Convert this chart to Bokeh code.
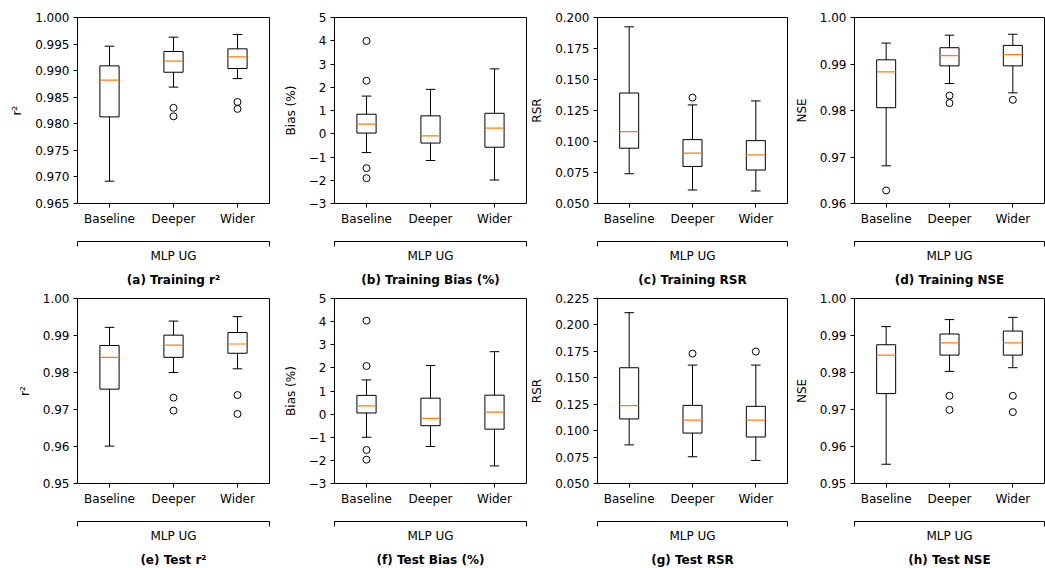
from bokeh.plotting import figure
from bokeh.models import Range1d, FixedTicker, LinearAxis, CustomJSTickFormatter
from bokeh.layouts import row, column
from bokeh.embed import file_html
from bokeh.resources import INLINE

FONT = "DejaVu Sans"

categories = ["Baseline", "Deeper", "Wider"]
group_label = "MLP UG"

# box stats per category: [whisker_low, q1, median, q3, whisker_high]
train_r2_box = [[0.9692, 0.9813, 0.9882, 0.9909, 0.9946],
                [0.9869, 0.9897, 0.9918, 0.9936, 0.9963],
                [0.9885, 0.9904, 0.9926, 0.9941, 0.9968]]
train_r2_fliers = [[], [0.9830, 0.9814], [0.9841, 0.9828]]
train_r2_ticks = [0.965, 0.970, 0.975, 0.980, 0.985, 0.990, 0.995, 1.000]

train_bias_box = [[-0.81, 0.03, 0.41, 0.84, 1.62],
                  [-1.15, -0.40, -0.09, 0.77, 1.91],
                  [-1.99, -0.58, 0.24, 0.88, 2.79]]
train_bias_fliers = [[3.99, 2.28, -1.48, -1.91], [], []]
bias_ticks = [-3, -2, -1, 0, 1, 2, 3, 4, 5]

train_rsr_box = [[0.0740, 0.0946, 0.1079, 0.1391, 0.1925],
                 [0.0609, 0.0799, 0.0906, 0.1015, 0.1295],
                 [0.0601, 0.0770, 0.0892, 0.1007, 0.1327]]
train_rsr_fliers = [[], [0.1354], []]
train_rsr_ticks = [0.050, 0.075, 0.100, 0.125, 0.150, 0.175, 0.200]

train_nse_box = [[0.9681, 0.9806, 0.9883, 0.9909, 0.9945],
                 [0.9858, 0.9896, 0.9918, 0.9935, 0.9962],
                 [0.9838, 0.9896, 0.9920, 0.9940, 0.9964]]
train_nse_fliers = [[0.9628], [0.9832, 0.9816], [0.9823]]
train_nse_ticks = [0.96, 0.97, 0.98, 0.99, 1.00]

test_r2_box = [[0.9601, 0.9755, 0.9841, 0.9873, 0.9922],
               [0.9800, 0.9841, 0.9874, 0.9901, 0.9939],
               [0.9810, 0.9852, 0.9877, 0.9908, 0.9951]]
test_r2_fliers = [[], [0.9732, 0.9697], [0.9739, 0.9688]]
test_r2_ticks = [0.95, 0.96, 0.97, 0.98, 0.99, 1.00]

test_bias_box = [[-1.00, 0.05, 0.36, 0.81, 1.48],
                 [-1.40, -0.50, -0.18, 0.69, 2.10],
                 [-2.24, -0.65, 0.09, 0.82, 2.70]]
test_bias_fliers = [[4.04, 2.08, -1.55, -1.97], [], []]

test_rsr_box = [[0.0865, 0.1111, 0.1236, 0.1595, 0.2116],
                [0.0753, 0.0977, 0.1099, 0.1239, 0.1620],
                [0.0718, 0.0940, 0.1099, 0.1230, 0.1620]]
test_rsr_fliers = [[], [0.1729], [0.1748]]
test_rsr_ticks = [0.050, 0.075, 0.100, 0.125, 0.150, 0.175, 0.200, 0.225]

test_nse_box = [[0.9552, 0.9743, 0.9847, 0.9875, 0.9924],
                [0.9803, 0.9847, 0.9880, 0.9904, 0.9943],
                [0.9813, 0.9847, 0.9880, 0.9912, 0.9949]]
test_nse_fliers = [[], [0.9737, 0.9699], [0.9737, 0.9693]]
test_nse_ticks = [0.95, 0.96, 0.97, 0.98, 0.99, 1.00]


def make_panel(box, fliers, yticks, decimals, ylabel, caption, left, fw, top, fh):
    p = figure(frame_width=fw, frame_height=fh,
               x_range=Range1d(0.5, 3.5), y_range=Range1d(yticks[0], yticks[-1]),
               output_backend="svg", toolbar_location=None,
               min_border_left=left, min_border_right=1, min_border_top=top,
               min_border_bottom=0, background_fill_color="white",
               border_fill_color="white")
    p.outline_line_color = "black"
    p.outline_line_width = 1
    p.outline_line_alpha = 1
    p.xgrid.visible = False
    p.ygrid.visible = False

    # y axis
    ya = p.yaxis[0]
    ya.ticker = FixedTicker(ticks=yticks)
    ya.formatter = CustomJSTickFormatter(
        args=dict(d=decimals),
        code="const s = Math.abs(tick).toFixed(d); return tick < -1e-9 ? '\u2212' + s : s;")
    ya.axis_line_color = None
    ya.major_tick_out = 4
    ya.major_tick_in = 0
    ya.major_tick_line_color = "black"
    ya.minor_tick_line_color = None
    ya.major_label_text_font = FONT
    ya.major_label_text_font_size = "12px"
    ya.major_label_text_color = "black"
    ya.major_label_standoff = 4
    ya.axis_label = ylabel
    ya.axis_label_text_font = FONT
    ya.axis_label_text_font_size = "12px"
    ya.axis_label_text_font_style = "normal"
    ya.axis_label_text_color = "black"
    ya.axis_label_standoff = 8

    # category axis
    xa = p.xaxis[0]
    xa.ticker = FixedTicker(ticks=[1, 2, 3])
    xa.major_label_overrides = {i + 1: c for i, c in enumerate(categories)}
    xa.axis_line_color = None
    xa.major_tick_out = 4
    xa.major_tick_in = 0
    xa.major_tick_line_color = "black"
    xa.minor_tick_line_color = None
    xa.major_label_text_font = FONT
    xa.major_label_text_font_size = "12px"
    xa.major_label_text_color = "black"
    xa.major_label_standoff = 4
    xa.axis_label = " "
    xa.axis_label_text_font_size = "9px"
    xa.axis_label_standoff = 0

    # group bracket axis
    ga = LinearAxis(ticker=FixedTicker(ticks=[0.5, 3.5]),
                    formatter=CustomJSTickFormatter(code="return '';"),
                    axis_line_color="black", axis_line_width=1,
                    major_tick_out=5, major_tick_in=0,
                    major_tick_line_color="black",
                    minor_tick_line_color=None,
                    major_label_text_font_size="0px", major_label_standoff=0,
                    axis_label=group_label, axis_label_text_font=FONT,
                    axis_label_text_font_size="12px",
                    axis_label_text_font_style="normal",
                    axis_label_text_color="black",
                    axis_label_standoff=2)
    p.add_layout(ga, "below")

    # caption axis
    ca = LinearAxis(ticker=FixedTicker(ticks=[]),
                    axis_line_color=None, major_tick_line_color=None,
                    minor_tick_line_color=None, major_tick_out=0, major_tick_in=0,
                    major_label_text_font_size="0px", major_label_standoff=0,
                    axis_label=caption, axis_label_text_font=FONT,
                    axis_label_text_font_size="12px",
                    axis_label_text_font_style="bold",
                    axis_label_text_color="black",
                    axis_label_standoff=7)
    p.add_layout(ca, "below")

    xs = [i + 1 for i in range(len(categories))]
    lo = [b[0] for b in box]
    q1 = [b[1] for b in box]
    med = [b[2] for b in box]
    q3 = [b[3] for b in box]
    hi = [b[4] for b in box]

    p.vbar(x=xs, width=0.3, bottom=q1, top=q3, fill_color=None,
           line_color="black", line_width=1)
    p.segment(x0=xs, y0=q3, x1=xs, y1=hi, line_color="black", line_width=1)
    p.segment(x0=xs, y0=q1, x1=xs, y1=lo, line_color="black", line_width=1)
    p.segment(x0=[x - 0.075 for x in xs], y0=hi, x1=[x + 0.075 for x in xs], y1=hi,
              line_color="black", line_width=1)
    p.segment(x0=[x - 0.075 for x in xs], y0=lo, x1=[x + 0.075 for x in xs], y1=lo,
              line_color="black", line_width=1)
    p.segment(x0=[x - 0.15 for x in xs], y0=med, x1=[x + 0.15 for x in xs], y1=med,
              line_color="#ff7f0e", line_width=1.2)
    fx, fy = [], []
    for x, fl in zip(xs, fliers):
        for v in fl:
            fx.append(x)
            fy.append(v)
    if fx:
        p.scatter(fx, fy, marker="circle", size=7, fill_color=None,
                  line_color="black", line_width=1)
    return p


lefts = [77, 64, 64, 66]
fws = [192, 192, 190, 190]

top_specs = [
    (train_r2_box, train_r2_fliers, train_r2_ticks, 3, "r²", "(a) Training r²"),
    (train_bias_box, train_bias_fliers, bias_ticks, 0, "Bias (%)", "(b) Training Bias (%)"),
    (train_rsr_box, train_rsr_fliers, train_rsr_ticks, 3, "RSR", "(c) Training RSR"),
    (train_nse_box, train_nse_fliers, train_nse_ticks, 2, "NSE", "(d) Training NSE"),
]
bottom_specs = [
    (test_r2_box, test_r2_fliers, test_r2_ticks, 2, "r²", "(e) Test r²"),
    (test_bias_box, test_bias_fliers, bias_ticks, 0, "Bias (%)", "(f) Test Bias (%)"),
    (test_rsr_box, test_rsr_fliers, test_rsr_ticks, 3, "RSR", "(g) Test RSR"),
    (test_nse_box, test_nse_fliers, test_nse_ticks, 2, "NSE", "(h) Test NSE"),
]

row1 = [make_panel(*s, left=l, fw=w, top=17, fh=186)
        for s, l, w in zip(top_specs, lefts, fws)]
row2 = [make_panel(*s, left=l, fw=w, top=9, fh=185)
        for s, l, w in zip(bottom_specs, lefts, fws)]

layout = column(row(*row1), row(*row2))

open("out.html", "w").write(file_html(layout, INLINE))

- [Your objective] Give again, word for word, every line from the top of the data above to the line holding "0.175, 0.200, 0.225]", inclusive, with the pictures left out.

- [Reply]
Convert this chart to Bokeh code.
from bokeh.plotting import figure
from bokeh.models import Range1d, FixedTicker, LinearAxis, CustomJSTickFormatter
from bokeh.layouts import row, column
from bokeh.embed import file_html
from bokeh.resources import INLINE

FONT = "DejaVu Sans"

categories = ["Baseline", "Deeper", "Wider"]
group_label = "MLP UG"

# box stats per category: [whisker_low, q1, median, q3, whisker_high]
train_r2_box = [[0.9692, 0.9813, 0.9882, 0.9909, 0.9946],
                [0.9869, 0.9897, 0.9918, 0.9936, 0.9963],
                [0.9885, 0.9904, 0.9926, 0.9941, 0.9968]]
train_r2_fliers = [[], [0.9830, 0.9814], [0.9841, 0.9828]]
train_r2_ticks = [0.965, 0.970, 0.975, 0.980, 0.985, 0.990, 0.995, 1.000]

train_bias_box = [[-0.81, 0.03, 0.41, 0.84, 1.62],
                  [-1.15, -0.40, -0.09, 0.77, 1.91],
                  [-1.99, -0.58, 0.24, 0.88, 2.79]]
train_bias_fliers = [[3.99, 2.28, -1.48, -1.91], [], []]
bias_ticks = [-3, -2, -1, 0, 1, 2, 3, 4, 5]

train_rsr_box = [[0.0740, 0.0946, 0.1079, 0.1391, 0.1925],
                 [0.0609, 0.0799, 0.0906, 0.1015, 0.1295],
                 [0.0601, 0.0770, 0.0892, 0.1007, 0.1327]]
train_rsr_fliers = [[], [0.1354], []]
train_rsr_ticks = [0.050, 0.075, 0.100, 0.125, 0.150, 0.175, 0.200]

train_nse_box = [[0.9681, 0.9806, 0.9883, 0.9909, 0.9945],
                 [0.9858, 0.9896, 0.9918, 0.9935, 0.9962],
                 [0.9838, 0.9896, 0.9920, 0.9940, 0.9964]]
train_nse_fliers = [[0.9628], [0.9832, 0.9816], [0.9823]]
train_nse_ticks = [0.96, 0.97, 0.98, 0.99, 1.00]

test_r2_box = [[0.9601, 0.9755, 0.9841, 0.9873, 0.9922],
               [0.9800, 0.9841, 0.9874, 0.9901, 0.9939],
               [0.9810, 0.9852, 0.9877, 0.9908, 0.9951]]
test_r2_fliers = [[], [0.9732, 0.9697], [0.9739, 0.9688]]
test_r2_ticks = [0.95, 0.96, 0.97, 0.98, 0.99, 1.00]

test_bias_box = [[-1.00, 0.05, 0.36, 0.81, 1.48],
                 [-1.40, -0.50, -0.18, 0.69, 2.10],
                 [-2.24, -0.65, 0.09, 0.82, 2.70]]
test_bias_fliers = [[4.04, 2.08, -1.55, -1.97], [], []]

test_rsr_box = [[0.0865, 0.1111, 0.1236, 0.1595, 0.2116],
                [0.0753, 0.0977, 0.1099, 0.1239, 0.1620],
                [0.0718, 0.0940, 0.1099, 0.1230, 0.1620]]
test_rsr_fliers = [[], [0.1729], [0.1748]]
test_rsr_ticks = [0.050, 0.075, 0.100, 0.125, 0.150, 0.175, 0.200, 0.225]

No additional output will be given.